Wenn diejenigen, die sich sorgen – sei es um ihre Sportstätten und Kultureinrichtungen vor Ort, um das berufliche Schicksal der Paketbotinnen und -boten an ihrer Haustür, um ihre Gesundheitsversorgung in der Praxis oder im Krankenhaus, um ihre Rente oder um die Bildung ihrer (Enkel-)Kinder –, demnächst ihre Privatisierungskritik artikulieren, dürfte sich in der breiteren Öffentlichkeit ein Stimmungswandel Bahn brechen. Denn längst trifft der Verkauf öffentlichen Eigentums nicht mehr nur Personenkreise ohne politische Lobby, die für eine boomende Wirtschaft nur von geringer Bedeutung sind oder eine heterogene Wählerschaft bilden (zum Beispiel Schülerinnen und Schüler sowie Studierende, Erwerbslose, einkommensschwache Familien oder Menschen mit Behinderungen).
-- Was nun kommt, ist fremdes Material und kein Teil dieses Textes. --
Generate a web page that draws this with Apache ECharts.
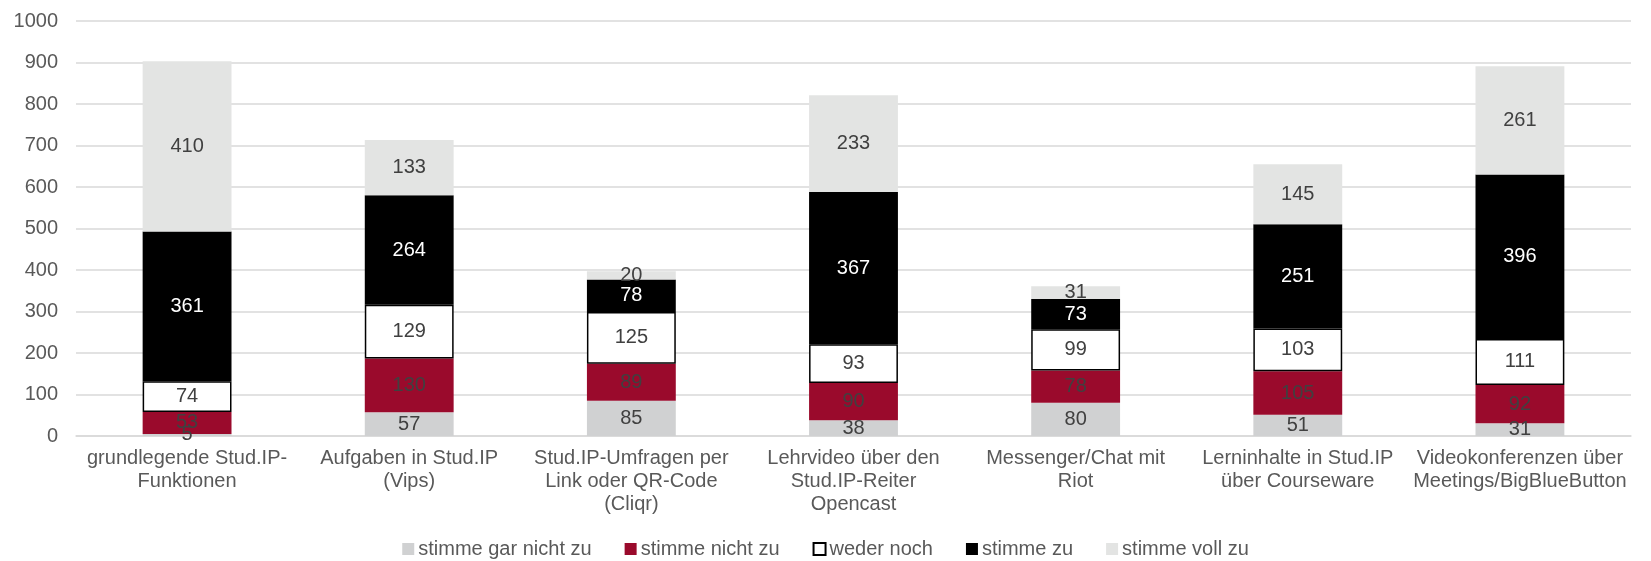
<!DOCTYPE html>
<html>
<head>
<meta charset="utf-8">
<script src="https://cdn.jsdelivr.net/npm/echarts@6/dist/echarts.min.js"></script>
<style>
  html, body { margin: 0; padding: 0; background: #fff; }
  #chart { width: 1651px; height: 561px; }
</style>
</head>
<body>
<div id="chart"></div>
<script>
// Kategorien (Zeilenumbrüche wie im Original)
var categories = [
    'grundlegende Stud.IP-\nFunktionen',
    'Aufgaben in Stud.IP\n(Vips)',
    'Stud.IP-Umfragen per\nLink oder QR-Code\n(Cliqr)',
    'Lehrvideo über den\nStud.IP-Reiter\nOpencast',
    'Messenger/Chat mit\nRiot',
    'Lerninhalte in Stud.IP\nüber Courseware',
    'Videokonferenzen über\nMeetings/BigBlueButton'
];
var garNicht = [5, 57, 85, 38, 80, 51, 31];
var nicht    = [53, 130, 89, 90, 78, 105, 92];
var wederNoch = [74, 129, 125, 93, 99, 103, 111];
var zu       = [361, 264, 78, 367, 73, 251, 396];
var vollZu   = [410, 133, 20, 233, 31, 145, 261];
var yTicks = [0, 100, 200, 300, 400, 500, 600, 700, 800, 900, 1000];

var chart = echarts.init(document.getElementById('chart'));

function bar(name, data, color, textColor, border) {
    return {
        name: name,
        type: 'bar',
        stack: 'total',
        barCategoryGap: '60%',
        data: data,
        itemStyle: {
            color: color,
            borderColor: border ? '#000' : color,
            borderWidth: border ? 1.5 : 0
        },
        label: {
            show: true,
            position: 'inside',
            color: textColor,
            fontSize: 20,
            fontFamily: 'Liberation Sans'
        }
    };
}

var option = {
    animation: false,
    textStyle: { fontFamily: 'Liberation Sans' },
    grid: { left: 76, right: 20, top: 21, bottom: 125, containLabel: false },
    legend: {
        top: 534,
        left: 'center',
        itemWidth: 12,
        itemHeight: 12,
        itemGap: 33,
        icon: 'rect',
        textStyle: { color: '#595959', fontSize: 20, fontFamily: 'Liberation Sans', padding: [0, 0, 0, -1] },
        data: ['stimme gar nicht zu', 'stimme nicht zu', 'weder noch', 'stimme zu', 'stimme voll zu']
    },
    xAxis: {
        type: 'category',
        data: categories,
        axisLine: { show: true, lineStyle: { color: '#d9d9d9', width: 1.5 } },
        axisTick: { show: false },
        axisLabel: {
            color: '#595959',
            fontSize: 20,
            lineHeight: 23,
            interval: 0,
            margin: 11
        }
    },
    yAxis: {
        type: 'value',
        min: yTicks[0],
        max: yTicks[yTicks.length - 1],
        interval: 100,
        axisLine: { show: false },
        axisTick: { show: false },
        axisLabel: {
            color: '#595959',
            fontSize: 20,
            margin: 18,
            formatter: function (v) { return String(v); }
        },
        splitLine: { lineStyle: { color: '#d9d9d9', width: 1.5 } }
    },
    series: [
        bar('stimme gar nicht zu', garNicht, '#d0d1d2', '#404040'),
        bar('stimme nicht zu', nicht, '#9a0a2c', '#404040'),
        bar('weder noch', wederNoch, '#ffffff', '#404040', true),
        bar('stimme zu', zu, '#000000', '#ffffff'),
        bar('stimme voll zu', vollZu, '#e3e4e3', '#404040')
    ]
};

chart.setOption(option);
</script>
</body>
</html>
Wir alle müssen uns vergegenwärtigen, dass sich die Stärke einer Gesellschaft am Wohl Der Schwachen bemisst. Das Wohl der Schwachen aber kann nur bewahrt werden, wenn (über-)le­benswichtige Güter und Dienstleistungen allen Menschen zur Verfügung stehen. Vor diesem Hintergrund sollten wir alle wachsam sein, wenn die Gewinn- an die Stelle der Gemeinwohlorientierung tritt – jedenfalls dann, wenn wir nicht in einer Gesellschaft leben wollen, die von allem den Preis, aber von nichts mehr den Wert kennt.